Exercise task -
Restate the listing below word for word, omitting any images.
** Start Extracted entries **
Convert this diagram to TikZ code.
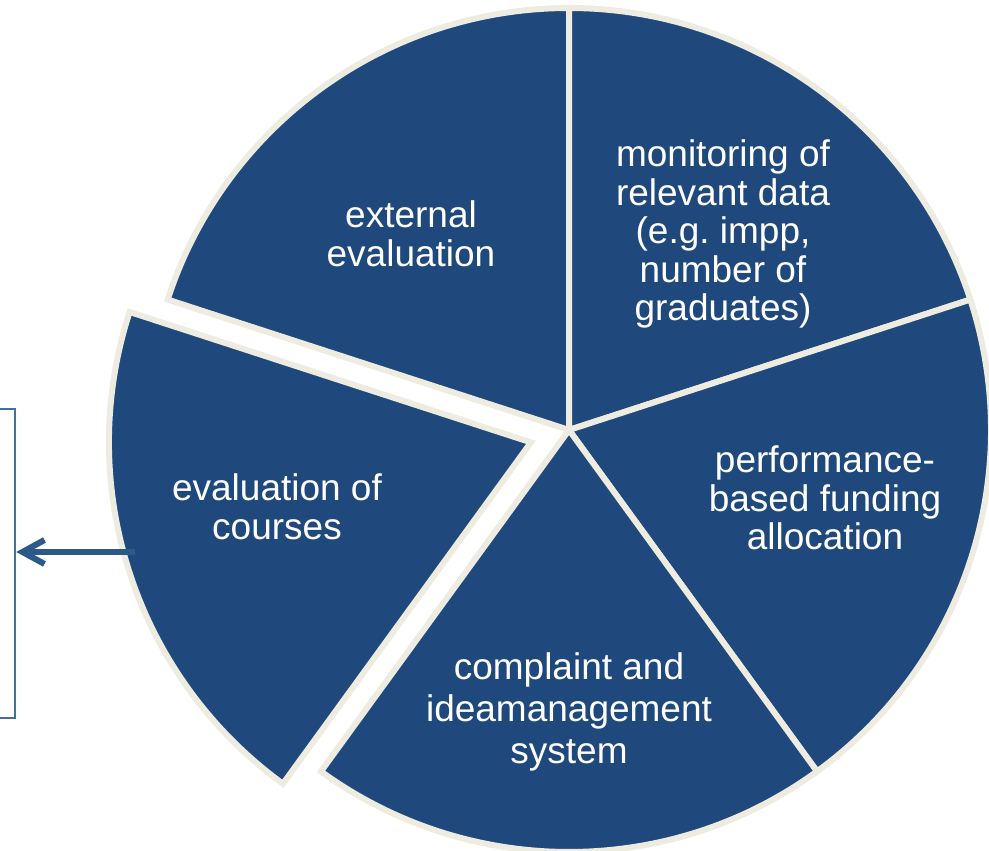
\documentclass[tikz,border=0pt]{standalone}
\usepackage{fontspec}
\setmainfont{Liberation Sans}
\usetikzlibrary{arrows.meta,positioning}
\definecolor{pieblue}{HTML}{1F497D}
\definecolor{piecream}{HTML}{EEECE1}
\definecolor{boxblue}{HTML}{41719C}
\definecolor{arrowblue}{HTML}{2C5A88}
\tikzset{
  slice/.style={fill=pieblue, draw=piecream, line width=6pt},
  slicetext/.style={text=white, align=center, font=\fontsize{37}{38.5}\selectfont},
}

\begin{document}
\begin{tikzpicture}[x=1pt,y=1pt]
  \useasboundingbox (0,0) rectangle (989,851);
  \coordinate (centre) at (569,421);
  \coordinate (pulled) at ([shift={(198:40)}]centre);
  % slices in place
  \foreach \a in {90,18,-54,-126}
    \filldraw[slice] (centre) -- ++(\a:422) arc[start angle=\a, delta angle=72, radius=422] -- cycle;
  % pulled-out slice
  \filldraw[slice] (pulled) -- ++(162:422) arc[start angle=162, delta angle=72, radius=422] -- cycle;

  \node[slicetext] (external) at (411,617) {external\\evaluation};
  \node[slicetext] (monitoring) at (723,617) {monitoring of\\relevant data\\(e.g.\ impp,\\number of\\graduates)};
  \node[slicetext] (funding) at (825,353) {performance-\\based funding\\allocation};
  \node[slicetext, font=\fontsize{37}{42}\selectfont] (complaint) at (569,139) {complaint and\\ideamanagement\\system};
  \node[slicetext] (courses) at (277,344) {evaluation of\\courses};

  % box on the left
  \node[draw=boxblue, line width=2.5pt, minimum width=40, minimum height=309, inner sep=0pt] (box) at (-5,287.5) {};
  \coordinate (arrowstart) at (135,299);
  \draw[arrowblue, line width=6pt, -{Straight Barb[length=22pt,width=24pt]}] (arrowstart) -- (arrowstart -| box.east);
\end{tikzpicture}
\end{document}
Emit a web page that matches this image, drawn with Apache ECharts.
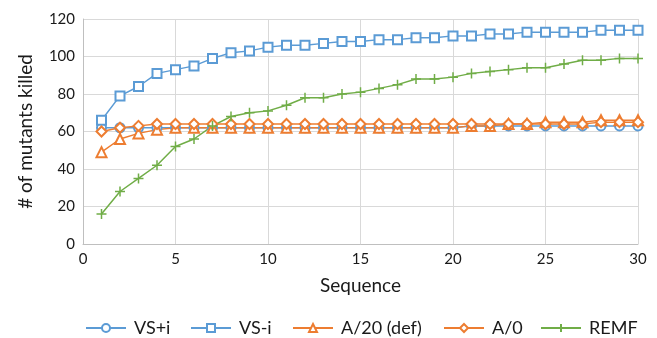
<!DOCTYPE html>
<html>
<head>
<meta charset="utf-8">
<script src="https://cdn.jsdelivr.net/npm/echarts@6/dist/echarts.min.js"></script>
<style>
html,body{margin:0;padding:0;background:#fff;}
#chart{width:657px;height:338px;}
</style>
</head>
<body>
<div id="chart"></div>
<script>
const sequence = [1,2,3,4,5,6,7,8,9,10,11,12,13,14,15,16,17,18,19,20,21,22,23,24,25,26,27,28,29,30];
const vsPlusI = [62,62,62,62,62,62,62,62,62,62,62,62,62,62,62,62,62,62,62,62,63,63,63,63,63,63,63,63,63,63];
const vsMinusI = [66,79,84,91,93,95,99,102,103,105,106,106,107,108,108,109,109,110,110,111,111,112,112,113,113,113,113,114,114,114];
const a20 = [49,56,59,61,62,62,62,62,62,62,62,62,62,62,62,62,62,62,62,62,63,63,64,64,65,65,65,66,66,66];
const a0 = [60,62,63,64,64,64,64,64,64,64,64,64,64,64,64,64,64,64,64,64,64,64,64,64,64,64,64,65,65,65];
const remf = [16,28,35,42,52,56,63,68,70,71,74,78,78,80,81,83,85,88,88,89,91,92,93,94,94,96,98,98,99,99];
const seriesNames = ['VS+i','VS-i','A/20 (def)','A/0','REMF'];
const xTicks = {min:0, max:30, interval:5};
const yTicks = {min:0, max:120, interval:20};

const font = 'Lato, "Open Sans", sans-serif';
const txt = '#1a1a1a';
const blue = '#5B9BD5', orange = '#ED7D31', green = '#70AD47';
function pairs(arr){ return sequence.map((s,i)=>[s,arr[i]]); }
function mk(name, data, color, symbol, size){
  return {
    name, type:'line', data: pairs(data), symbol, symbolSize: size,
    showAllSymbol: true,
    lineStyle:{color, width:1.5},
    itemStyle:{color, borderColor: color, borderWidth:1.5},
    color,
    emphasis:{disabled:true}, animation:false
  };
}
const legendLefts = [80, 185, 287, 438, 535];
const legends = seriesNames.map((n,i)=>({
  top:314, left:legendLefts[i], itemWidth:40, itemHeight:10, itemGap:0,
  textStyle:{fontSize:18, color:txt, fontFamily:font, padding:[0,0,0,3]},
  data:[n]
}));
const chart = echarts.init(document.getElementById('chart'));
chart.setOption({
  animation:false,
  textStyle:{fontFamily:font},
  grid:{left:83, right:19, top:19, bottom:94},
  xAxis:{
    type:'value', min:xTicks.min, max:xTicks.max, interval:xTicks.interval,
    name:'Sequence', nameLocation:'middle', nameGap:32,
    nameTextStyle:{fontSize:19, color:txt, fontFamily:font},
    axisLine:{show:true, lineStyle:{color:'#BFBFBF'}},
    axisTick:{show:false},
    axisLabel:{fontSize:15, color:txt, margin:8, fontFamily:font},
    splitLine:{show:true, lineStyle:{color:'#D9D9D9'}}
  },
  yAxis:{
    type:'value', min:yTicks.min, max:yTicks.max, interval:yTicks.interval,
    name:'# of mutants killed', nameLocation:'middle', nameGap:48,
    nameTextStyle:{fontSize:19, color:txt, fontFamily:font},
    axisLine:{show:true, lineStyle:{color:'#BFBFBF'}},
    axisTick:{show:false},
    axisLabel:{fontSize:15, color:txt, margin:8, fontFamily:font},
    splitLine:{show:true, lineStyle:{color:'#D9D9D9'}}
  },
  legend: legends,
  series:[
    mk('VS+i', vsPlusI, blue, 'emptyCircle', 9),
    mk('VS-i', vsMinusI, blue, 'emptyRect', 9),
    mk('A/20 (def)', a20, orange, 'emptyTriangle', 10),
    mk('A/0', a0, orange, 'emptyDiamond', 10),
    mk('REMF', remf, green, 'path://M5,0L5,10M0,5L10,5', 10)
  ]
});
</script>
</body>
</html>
** End Extracted entries **
Task result -
Convert this diagram to TikZ code.
\documentclass[tikz,border=0pt]{standalone}
\usepackage{fontspec}
\setmainfont{Liberation Sans}
\usetikzlibrary{arrows.meta,positioning}
\definecolor{pieblue}{HTML}{1F497D}
\definecolor{piecream}{HTML}{EEECE1}
\definecolor{boxblue}{HTML}{41719C}
\definecolor{arrowblue}{HTML}{2C5A88}
\tikzset{
  slice/.style={fill=pieblue, draw=piecream, line width=6pt},
  slicetext/.style={text=white, align=center, font=\fontsize{37}{38.5}\selectfont},
}

\begin{document}
\begin{tikzpicture}[x=1pt,y=1pt]
  \useasboundingbox (0,0) rectangle (989,851);
  \coordinate (centre) at (569,421);
  \coordinate (pulled) at ([shift={(198:40)}]centre);
  % slices in place
  \foreach \a in {90,18,-54,-126}
    \filldraw[slice] (centre) -- ++(\a:422) arc[start angle=\a, delta angle=72, radius=422] -- cycle;
  % pulled-out slice
  \filldraw[slice] (pulled) -- ++(162:422) arc[start angle=162, delta angle=72, radius=422] -- cycle;

  \node[slicetext] (external) at (411,617) {external\\evaluation};
  \node[slicetext] (monitoring) at (723,617) {monitoring of\\relevant data\\(e.g.\ impp,\\number of\\graduates)};
  \node[slicetext] (funding) at (825,353) {performance-\\based funding\\allocation};
  \node[slicetext, font=\fontsize{37}{42}\selectfont] (complaint) at (569,139) {complaint and\\ideamanagement\\system};
  \node[slicetext] (courses) at (277,344) {evaluation of\\courses};

  % box on the left
  \node[draw=boxblue, line width=2.5pt, minimum width=40, minimum height=309, inner sep=0pt] (box) at (-5,287.5) {};
  \coordinate (arrowstart) at (135,299);
  \draw[arrowblue, line width=6pt, -{Straight Barb[length=22pt,width=24pt]}] (arrowstart) -- (arrowstart -| box.east);
\end{tikzpicture}
\end{document}
Emit a web page that matches this image, drawn with Apache ECharts.
<!DOCTYPE html>
<html>
<head>
<meta charset="utf-8">
<script src="https://cdn.jsdelivr.net/npm/echarts@6/dist/echarts.min.js"></script>
<style>
html,body{margin:0;padding:0;background:#fff;}
#chart{width:657px;height:338px;}
</style>
</head>
<body>
<div id="chart"></div>
<script>
const sequence = [1,2,3,4,5,6,7,8,9,10,11,12,13,14,15,16,17,18,19,20,21,22,23,24,25,26,27,28,29,30];
const vsPlusI = [62,62,62,62,62,62,62,62,62,62,62,62,62,62,62,62,62,62,62,62,63,63,63,63,63,63,63,63,63,63];
const vsMinusI = [66,79,84,91,93,95,99,102,103,105,106,106,107,108,108,109,109,110,110,111,111,112,112,113,113,113,113,114,114,114];
const a20 = [49,56,59,61,62,62,62,62,62,62,62,62,62,62,62,62,62,62,62,62,63,63,64,64,65,65,65,66,66,66];
const a0 = [60,62,63,64,64,64,64,64,64,64,64,64,64,64,64,64,64,64,64,64,64,64,64,64,64,64,64,65,65,65];
const remf = [16,28,35,42,52,56,63,68,70,71,74,78,78,80,81,83,85,88,88,89,91,92,93,94,94,96,98,98,99,99];
const seriesNames = ['VS+i','VS-i','A/20 (def)','A/0','REMF'];
const xTicks = {min:0, max:30, interval:5};
const yTicks = {min:0, max:120, interval:20};

const font = 'Lato, "Open Sans", sans-serif';
const txt = '#1a1a1a';
const blue = '#5B9BD5', orange = '#ED7D31', green = '#70AD47';
function pairs(arr){ return sequence.map((s,i)=>[s,arr[i]]); }
function mk(name, data, color, symbol, size){
  return {
    name, type:'line', data: pairs(data), symbol, symbolSize: size,
    showAllSymbol: true,
    lineStyle:{color, width:1.5},
    itemStyle:{color, borderColor: color, borderWidth:1.5},
    color,
    emphasis:{disabled:true}, animation:false
  };
}
const legendLefts = [80, 185, 287, 438, 535];
const legends = seriesNames.map((n,i)=>({
  top:314, left:legendLefts[i], itemWidth:40, itemHeight:10, itemGap:0,
  textStyle:{fontSize:18, color:txt, fontFamily:font, padding:[0,0,0,3]},
  data:[n]
}));
const chart = echarts.init(document.getElementById('chart'));
chart.setOption({
  animation:false,
  textStyle:{fontFamily:font},
  grid:{left:83, right:19, top:19, bottom:94},
  xAxis:{
    type:'value', min:xTicks.min, max:xTicks.max, interval:xTicks.interval,
    name:'Sequence', nameLocation:'middle', nameGap:32,
    nameTextStyle:{fontSize:19, color:txt, fontFamily:font},
    axisLine:{show:true, lineStyle:{color:'#BFBFBF'}},
    axisTick:{show:false},
    axisLabel:{fontSize:15, color:txt, margin:8, fontFamily:font},
    splitLine:{show:true, lineStyle:{color:'#D9D9D9'}}
  },
  yAxis:{
    type:'value', min:yTicks.min, max:yTicks.max, interval:yTicks.interval,
    name:'# of mutants killed', nameLocation:'middle', nameGap:48,
    nameTextStyle:{fontSize:19, color:txt, fontFamily:font},
    axisLine:{show:true, lineStyle:{color:'#BFBFBF'}},
    axisTick:{show:false},
    axisLabel:{fontSize:15, color:txt, margin:8, fontFamily:font},
    splitLine:{show:true, lineStyle:{color:'#D9D9D9'}}
  },
  legend: legends,
  series:[
    mk('VS+i', vsPlusI, blue, 'emptyCircle', 9),
    mk('VS-i', vsMinusI, blue, 'emptyRect', 9),
    mk('A/20 (def)', a20, orange, 'emptyTriangle', 10),
    mk('A/0', a0, orange, 'emptyDiamond', 10),
    mk('REMF', remf, green, 'path://M5,0L5,10M0,5L10,5', 10)
  ]
});
</script>
</body>
</html>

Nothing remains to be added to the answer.